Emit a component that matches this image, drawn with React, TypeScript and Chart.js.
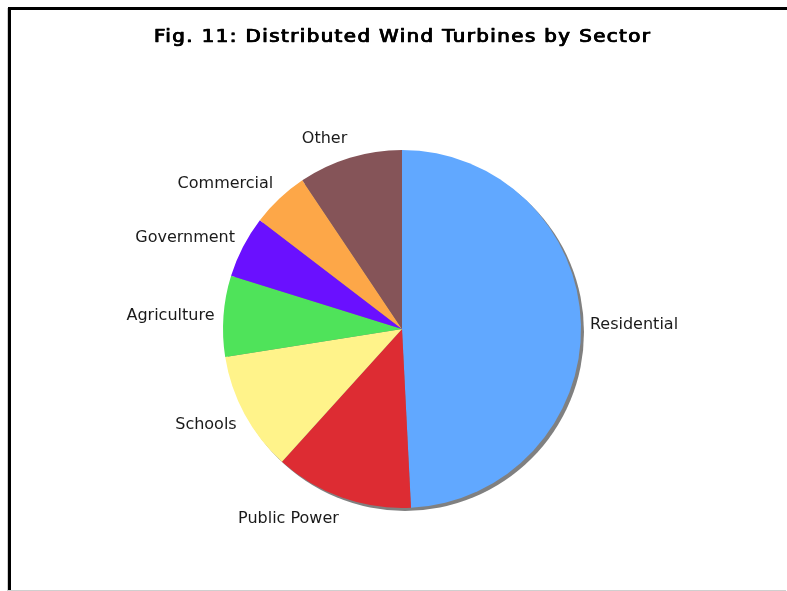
import React, { useEffect, useRef } from "react";
import { Chart, registerables } from "chart.js";

Chart.register(...registerables);

const TITLE = "Fig. 11: Distributed Wind Turbines by Sector";
const sectors = ["Residential", "Public Power", "Schools", "Agriculture", "Government", "Commercial", "Other"];
const shares = [49.2, 12.5, 10.8, 7.3, 5.6, 5.2, 9.4];
const colors = ["#61A8FF", "#DD2C33", "#FFF38A", "#4FE35A", "#6A10FF", "#FDA748", "#855458"];

const shadowPlugin = {
  id: "pieShadow",
  beforeDatasetsDraw(chart: any) {
    const meta = chart.getDatasetMeta(0);
    const arc = meta.data[0];
    if (!arc) return;
    const { x, y, outerRadius } = arc.getProps(["x", "y", "outerRadius"], true);
    const ctx = chart.ctx;
    ctx.save();
    ctx.fillStyle = "#808080";
    ctx.beginPath();
    ctx.arc(x + 3, y + 3, outerRadius, 0, Math.PI * 2);
    ctx.fill();
    ctx.restore();
  },
};

const titlePlugin = {
  id: "boldTitle",
  afterDraw(chart: any) {
    const ctx = chart.ctx;
    const area = chart.chartArea;
    const cx = (area.left + area.right) / 2;
    const targetWidth = 497;
    const sx = 1.1;
    ctx.save();
    ctx.font = "18px 'DejaVu Sans'";
    ctx.fillStyle = "#000";
    ctx.strokeStyle = "#000";
    ctx.lineWidth = 0.7;
    ctx.textBaseline = "middle";
    ctx.textAlign = "left";
    const base = ctx.measureText(TITLE).width * sx + 1;
    const n = TITLE.length;
    const spacing = (targetWidth - base) / sx / (n - 1);
    try {
      (ctx as any).letterSpacing = spacing + "px";
    } catch (e) {}
    const w = (ctx.measureText(TITLE).width - spacing) * sx + 1;
    const x0 = cx - w / 2;
    ctx.translate(x0, 37);
    ctx.scale(sx, 1);
    ctx.fillText(TITLE, 0, 0);
    ctx.fillText(TITLE, 0.9, 0);
    ctx.strokeText(TITLE, 0.45, 0);
    ctx.restore();
  },
};

const labelPlugin = {
  id: "outerLabels",
  afterDatasetsDraw(chart: any) {
    const meta = chart.getDatasetMeta(0);
    const ctx = chart.ctx;
    const labels = chart.data.labels as string[];
    ctx.save();
    ctx.font = "16px 'DejaVu Sans'";
    ctx.fillStyle = "#1a1a1a";
    ctx.textBaseline = "middle";
    meta.data.forEach((el: any, i: number) => {
      const { x, y, startAngle, endAngle, outerRadius } = el.getProps(
        ["x", "y", "startAngle", "endAngle", "outerRadius"],
        true
      );
      const mid = (startAngle + endAngle) / 2;
      const r = outerRadius + 9;
      const ax = x + Math.cos(mid) * r;
      const ay = y + Math.sin(mid) * r;
      ctx.textAlign = Math.cos(mid) >= 0 ? "left" : "right";
      ctx.fillText(labels[i], ax, ay + Math.sin(mid) * 12 + 1);
    });
    ctx.restore();
  },
};

export default function App() {
  const ref = useRef<HTMLCanvasElement | null>(null);
  useEffect(() => {
    if (!ref.current) return;
    const chart = new Chart(ref.current, {
      type: "pie",
      data: {
        labels: sectors,
        datasets: [
          {
            data: shares,
            backgroundColor: colors,
            borderWidth: 0,
          },
        ],
      },
      options: {
        responsive: false,
        maintainAspectRatio: false,
        animation: false,
        layout: { padding: { left: 223, right: 206, top: 150, bottom: 83 } },
        plugins: {
          legend: { display: false },
          tooltip: { enabled: false },
          title: { display: false },
        },
      },
      plugins: [shadowPlugin, labelPlugin, titlePlugin],
    });
    return () => chart.destroy();
  }, []);

  return (
    <div>
      <div
        style={{
          position: "fixed",
          left: 8,
          top: 7,
          width: 779,
          height: 583,
          boxSizing: "border-box",
          borderTop: "3px solid #000",
          borderLeft: "3px solid #000",
          boxShadow: "-1px 1px 0 #cfcfcf",
          background: "#fff",
        }}
      />
      <canvas
        ref={ref}
        width={787}
        height={591}
        style={{ position: "fixed", left: 0, top: 0, width: 787, height: 591 }}
      />
    </div>
  );
}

To be done
Except for the pictures, copy the material above exactly.

Written reply
Emit a component that matches this image, drawn with React, TypeScript and Chart.js.
import React, { useEffect, useRef } from "react";
import { Chart, registerables } from "chart.js";

Chart.register(...registerables);

const TITLE = "Fig. 11: Distributed Wind Turbines by Sector";
const sectors = ["Residential", "Public Power", "Schools", "Agriculture", "Government", "Commercial", "Other"];
const shares = [49.2, 12.5, 10.8, 7.3, 5.6, 5.2, 9.4];
const colors = ["#61A8FF", "#DD2C33", "#FFF38A", "#4FE35A", "#6A10FF", "#FDA748", "#855458"];

const shadowPlugin = {
  id: "pieShadow",
  beforeDatasetsDraw(chart: any) {
    const meta = chart.getDatasetMeta(0);
    const arc = meta.data[0];
    if (!arc) return;
    const { x, y, outerRadius } = arc.getProps(["x", "y", "outerRadius"], true);
    const ctx = chart.ctx;
    ctx.save();
    ctx.fillStyle = "#808080";
    ctx.beginPath();
    ctx.arc(x + 3, y + 3, outerRadius, 0, Math.PI * 2);
    ctx.fill();
    ctx.restore();
  },
};

const titlePlugin = {
  id: "boldTitle",
  afterDraw(chart: any) {
    const ctx = chart.ctx;
    const area = chart.chartArea;
    const cx = (area.left + area.right) / 2;
    const targetWidth = 497;
    const sx = 1.1;
    ctx.save();
    ctx.font = "18px 'DejaVu Sans'";
    ctx.fillStyle = "#000";
    ctx.strokeStyle = "#000";
    ctx.lineWidth = 0.7;
    ctx.textBaseline = "middle";
    ctx.textAlign = "left";
    const base = ctx.measureText(TITLE).width * sx + 1;
    const n = TITLE.length;
    const spacing = (targetWidth - base) / sx / (n - 1);
    try {
      (ctx as any).letterSpacing = spacing + "px";
    } catch (e) {}
    const w = (ctx.measureText(TITLE).width - spacing) * sx + 1;
    const x0 = cx - w / 2;
    ctx.translate(x0, 37);
    ctx.scale(sx, 1);
    ctx.fillText(TITLE, 0, 0);
    ctx.fillText(TITLE, 0.9, 0);
    ctx.strokeText(TITLE, 0.45, 0);
    ctx.restore();
  },
};

const labelPlugin = {
  id: "outerLabels",
  afterDatasetsDraw(chart: any) {
    const meta = chart.getDatasetMeta(0);
    const ctx = chart.ctx;
    const labels = chart.data.labels as string[];
    ctx.save();
    ctx.font = "16px 'DejaVu Sans'";
    ctx.fillStyle = "#1a1a1a";
    ctx.textBaseline = "middle";
    meta.data.forEach((el: any, i: number) => {
      const { x, y, startAngle, endAngle, outerRadius } = el.getProps(
        ["x", "y", "startAngle", "endAngle", "outerRadius"],
        true
      );
      const mid = (startAngle + endAngle) / 2;
      const r = outerRadius + 9;
      const ax = x + Math.cos(mid) * r;
      const ay = y + Math.sin(mid) * r;
      ctx.textAlign = Math.cos(mid) >= 0 ? "left" : "right";
      ctx.fillText(labels[i], ax, ay + Math.sin(mid) * 12 + 1);
    });
    ctx.restore();
  },
};

export default function App() {
  const ref = useRef<HTMLCanvasElement | null>(null);
  useEffect(() => {
    if (!ref.current) return;
    const chart = new Chart(ref.current, {
      type: "pie",
      data: {
        labels: sectors,
        datasets: [
          {
            data: shares,
            backgroundColor: colors,
            borderWidth: 0,
          },
        ],
      },
      options: {
        responsive: false,
        maintainAspectRatio: false,
        animation: false,
        layout: { padding: { left: 223, right: 206, top: 150, bottom: 83 } },
        plugins: {
          legend: { display: false },
          tooltip: { enabled: false },
          title: { display: false },
        },
      },
      plugins: [shadowPlugin, labelPlugin, titlePlugin],
    });
    return () => chart.destroy();
  }, []);

  return (
    <div>
      <div
        style={{
          position: "fixed",
          left: 8,
          top: 7,
          width: 779,
          height: 583,
          boxSizing: "border-box",
          borderTop: "3px solid #000",
          borderLeft: "3px solid #000",
          boxShadow: "-1px 1px 0 #cfcfcf",
          background: "#fff",
        }}
      />
      <canvas
        ref={ref}
        width={787}
        height={591}
        style={{ position: "fixed", left: 0, top: 0, width: 787, height: 591 }}
      />
    </div>
  );
}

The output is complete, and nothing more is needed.